National Windscreens says cameras must be calibrated following a windscreen replacement on affected vehicles. myWindscreen also highlights ADAS as a major reason modern glazing bills are climbing. In plain English, the job is no longer just glass out and glass in. There is extra workshop time, extra equipment and more chances for the quote to move north.

2. Make, model and age of the car

Mass-market models usually have more predictable glass supply and lower prices. Rarer cars, premium cars and newer cars can be much pricier. myWindscreen notes that popular UK models are often easier to source glass for, while luxury or less common vehicles can cost more.

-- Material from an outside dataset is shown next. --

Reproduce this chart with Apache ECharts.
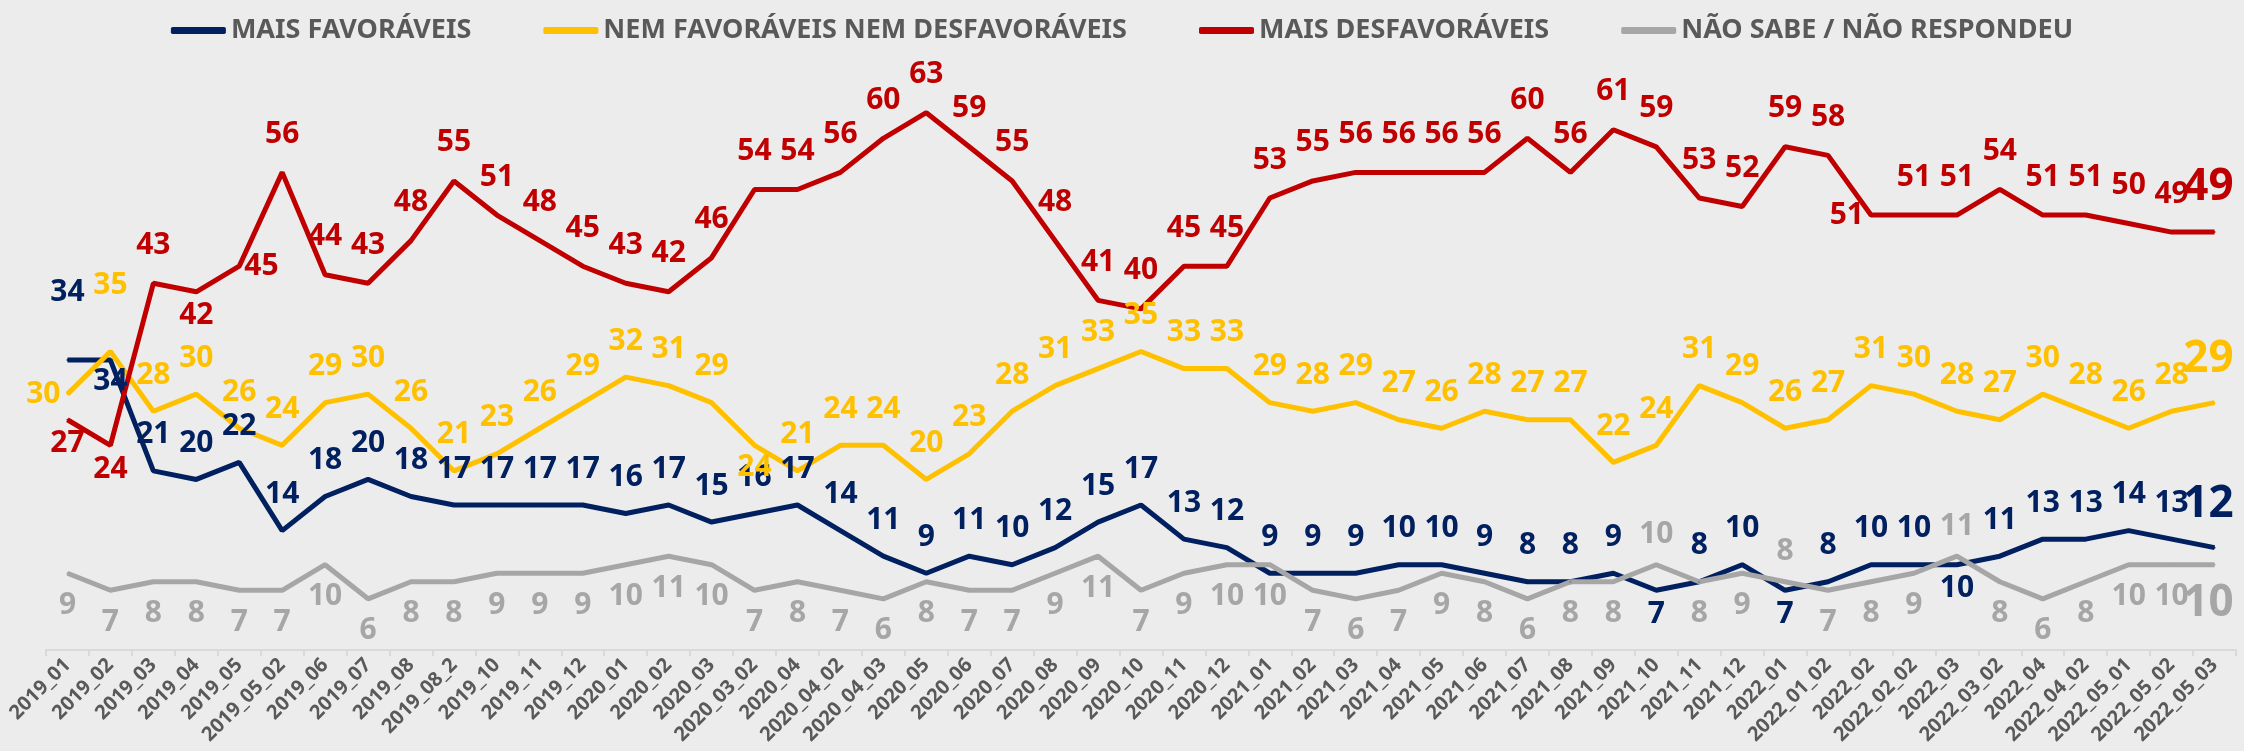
<!DOCTYPE html>
<html>
<head>
<meta charset="utf-8">
<script src="https://cdn.jsdelivr.net/npm/echarts@6/dist/echarts.min.js"></script>
<style>
  html, body { margin: 0; padding: 0; background: #ececec; }
  #chart { width: 2244px; height: 751px; }
</style>
</head>
<body>
<div id="chart"></div>
<script>
// categorias (rodadas)
const categories = [
  '2019_01', '2019_02', '2019_03', '2019_04', '2019_05', '2019_05_02', '2019_06', '2019_07', '2019_08', '2019_08_2',
  '2019_10', '2019_11', '2019_12', '2020_01', '2020_02', '2020_03', '2020_03_02', '2020_04', '2020_04_02', '2020_04_03',
  '2020_05', '2020_06', '2020_07', '2020_08', '2020_09', '2020_10', '2020_11', '2020_12', '2021_01', '2021_02',
  '2021_03', '2021_04', '2021_05', '2021_06', '2021_07', '2021_08', '2021_09', '2021_10', '2021_11', '2021_12',
  '2022_01', '2022_01_02', '2022_02', '2022_02_02', '2022_03', '2022_03_02', '2022_04', '2022_04_02', '2022_05_01', '2022_05_02',
  '2022_05_03'
]

// séries
const maisFavoraveis = [34, 34, 21, 20, 22, 14, 18, 20, 18, 17, 17, 17, 17, 16, 17, 15, 16, 17, 14, 11,
  9, 11, 10, 12, 15, 17, 13, 12, 9, 9, 9, 10, 10, 9, 8, 8, 9, 7, 8, 10,
  7, 8, 10, 10, 10, 11, 13, 13, 14, 13, 12]
const nemNem = [30, 35, 28, 30, 26, 24, 29, 30, 26, 21, 23, 26, 29, 32, 31, 29, 24, 21, 24, 24,
  20, 23, 28, 31, 33, 35, 33, 33, 29, 28, 29, 27, 26, 28, 27, 27, 22, 24, 31, 29,
  26, 27, 31, 30, 28, 27, 30, 28, 26, 28, 29]
const maisDesfavoraveis = [27, 24, 43, 42, 45, 56, 44, 43, 48, 55, 51, 48, 45, 43, 42, 46, 54, 54, 56, 60,
  63, 59, 55, 48, 41, 40, 45, 45, 53, 55, 56, 56, 56, 56, 60, 56, 61, 59, 53, 52,
  59, 58, 51, 51, 51, 54, 51, 51, 50, 49, 49]
const naoSabe = [9, 7, 8, 8, 7, 7, 10, 6, 8, 8, 9, 9, 9, 10, 11, 10, 7, 8, 7, 6,
  8, 7, 7, 9, 11, 7, 9, 10, 10, 7, 6, 7, 9, 8, 6, 8, 8, 10, 8, 9,
  8, 7, 8, 9, 11, 8, 6, 8, 10, 10, 10]

const FONT = '"Noto Sans", "DejaVu Sans", sans-serif'

// rótulos que fogem do padrão: [posição, distância]
const posFav = { 0: ['top', 52], 1: ['bottom', 5], 37: ['bottom', 8], 40: ['bottom', 8], 44: ['bottom', 8] }
const posNem = { 0: ['left', 6], 1: ['top', 50], 16: ['bottom', 6] }
const posDes = { 0: ['bottom', 8], 1: ['bottom', 8], 3: ['bottom', 8], 4: ['right', 4], 42: ['left', 6] }
const posNs = { 37: ['top', 14], 40: ['top', 14], 44: ['top', 14] }

const buildData = (values, overrides) => {
  return values.map((v, i) => {
    const item = { value: v, label: {} }
    if (overrides[i]) {
      item.label.position = overrides[i][0]
      item.label.distance = overrides[i][1]
    }
    if (i === values.length - 1) {
      item.label.fontSize = 44
      item.label.offset = [-6, 0]
    }
    return item
  })
}

const makeSeries = (name, values, color, defaultPos, overrides, distance) => ({
  name: name,
  type: 'line',
  data: buildData(values, overrides),
  symbol: 'circle',
  symbolSize: 2,
  lineStyle: { color: color, width: 5 },
  itemStyle: { color: color },
  label: {
    show: true,
    position: defaultPos,
    distance: distance,
    color: color,
    fontFamily: FONT,
    fontWeight: 'bold',
    fontSize: 30
  },
  emphasis: { disabled: true }
})

const chart = echarts.init(document.getElementById('chart'))
chart.setOption({
  backgroundColor: '#ececec',
  animation: false,
  legend: {
    top: 12,
    left: 'center',
    icon: 'roundRect',
    itemWidth: 55,
    itemHeight: 7,
    itemGap: 72,
    textStyle: { color: '#595959', fontSize: 27, fontWeight: 'bold', fontFamily: FONT },
    data: ['MAIS FAVORÁVEIS', 'NEM FAVORÁVEIS NEM DESFAVORÁVEIS', 'MAIS DESFAVORÁVEIS', 'NÃO SABE / NÃO RESPONDEU']
  },
  grid: { left: 46, right: 8, top: 53, bottom: 101 },
  xAxis: {
    type: 'category',
    data: categories,
    boundaryGap: true,
    axisLine: { lineStyle: { color: '#d9d9d9', width: 2 } },
    axisTick: { show: true, interval: 0, length: 6, lineStyle: { color: '#d9d9d9', width: 2 } },
    axisLabel: {
      interval: 0,
      rotate: 45,
      margin: 12,
      color: '#595959',
      fontFamily: FONT,
      fontWeight: 'bold',
      fontSize: 20
    }
  },
  yAxis: {
    type: 'value',
    min: 0,
    max: 70,
    show: false,
    splitLine: { show: false }
  },
  series: [
    makeSeries('MAIS FAVORÁVEIS', maisFavoraveis, '#002060', 'top', posFav, 20),
    makeSeries('NEM FAVORÁVEIS NEM DESFAVORÁVEIS', nemNem, '#ffc000', 'top', posNem, 20),
    makeSeries('MAIS DESFAVORÁVEIS', maisDesfavoraveis, '#c00000', 'top', posDes, 22),
    makeSeries('NÃO SABE / NÃO RESPONDEU', naoSabe, '#a6a6a6', 'bottom', posNs, 16)
  ]
})
</script>
</body>
</html>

3. The type of glass fitted

Heated windscreens, acoustic glass and glass with integrated sensors can all lift the price. Even when the car looks ordinary from the outside, the specification can turn a simple booking into a much more expensive replacement.

4. Whether the damage can be repaired instead

A repair is usually far cheaper than a full replacement, which is why every decent glass company would rather save the original screen if it is safe to do so. National Windscreens explicitly says it will not replace a damaged windscreen if a repair can be undertaken.

5. Where and how you book

National chains, insurer-approved partners and local independents do not always price the same way. If you are paying yourself, it is worth getting more than one quote, especially on older mainstream cars where the price gap can be meaningful.

Will insurance cover a windscreen replacement?

Often yes, but do not assume it is free.

Autoglass says that if you have insurance with glass cover, a replacement will usually be covered by your insurer and you normally pay only the policy excess. It also says this usually does not affect your no-claims bonus. National Windscreens makes a very similar point, saying that where the policy covers damaged glass, drivers usually pay only the excess amount, even if ADAS calibration is required.

If you do not have glass cover, or if the policy terms are poor, you could be paying the full retail price yourself. Before booking, check three things:

  • your glass excess
  • whether ADAS recalibration is included
  • whether you must use an approved repairer

That quick check can save a nasty surprise. A "cheap" self-pay booking is not much of a bargain if your policy would have covered most of the cost anyway.

Repair or replace: which one actually makes sense?

If the damage is a small chip away from the driver’s main view, repair is usually the obvious answer. It is cheaper, quicker and avoids replacing an otherwise sound factory screen.

If the crack is spreading, sits in a sensitive part of the driver’s view or the damage is simply too severe to stabilise safely, replacement is the right call. This is not just about aesthetics. The GOV.UK MOT inspection manual says damage in Zone A that is more than 10mm in diameter, or damage in the rest of the swept area that is more than 40mm, can be a reason for failure if the driver’s view is significantly affected.

So yes, cost matters, but hanging on too long can create a legal and safety problem as well.

How to avoid overpaying

A few habits make a real difference.

Compare like with like

Make sure each quote includes the same things: fitting, glass specification, trim, mobile fitting if relevant, and ADAS calibration if your car needs it. A low quote that quietly excludes calibration is not a low quote.

Check your insurance excess before you ring anyone

If your excess is modest, claiming on glass cover may be the cheapest route by far. If your excess is high, a self-pay quote from an independent may work out better.

Do not ignore a chip for weeks

A repairable chip is much cheaper than a full screen. Once heat, cold or a pothole turns that chip into a long crack, the cheap option often disappears.

Ask whether OEM-equivalent glass is being used

You do not necessarily need manufacturer-branded glass on every car, but you do want a reputable supplier and a fitter willing to explain exactly what is being installed.

What should you budget in real life?

For a straightforward older or mainstream car, budgeting around £250 to £350 is usually sensible. For a newer car with cameras or more specialised glass, budgeting £350 to £500 is safer. Premium models can climb beyond that.

That is deliberately broader than the neatest headline number, because windscreen costs are one of those areas where the details matter more than the average. The difference between a basic laminated screen and one tied into modern driver-assistance hardware is the difference between a manageable maintenance bill and an unexpectedly chunky one.

The bottom line

If you need a quick rule, use this one: expect most UK windscreen replacement jobs to land somewhere around £150 to £400, with the overall average now roughly £344 to £345, and be ready for a higher quote if your car has ADAS cameras or premium glass. If the damage is still repairable, moving quickly can keep the bill closer to the £90 chip-repair territory instead of full replacement money.

In other words, the cheapest windscreen replacement is usually the one you never need because you repaired the chip in time.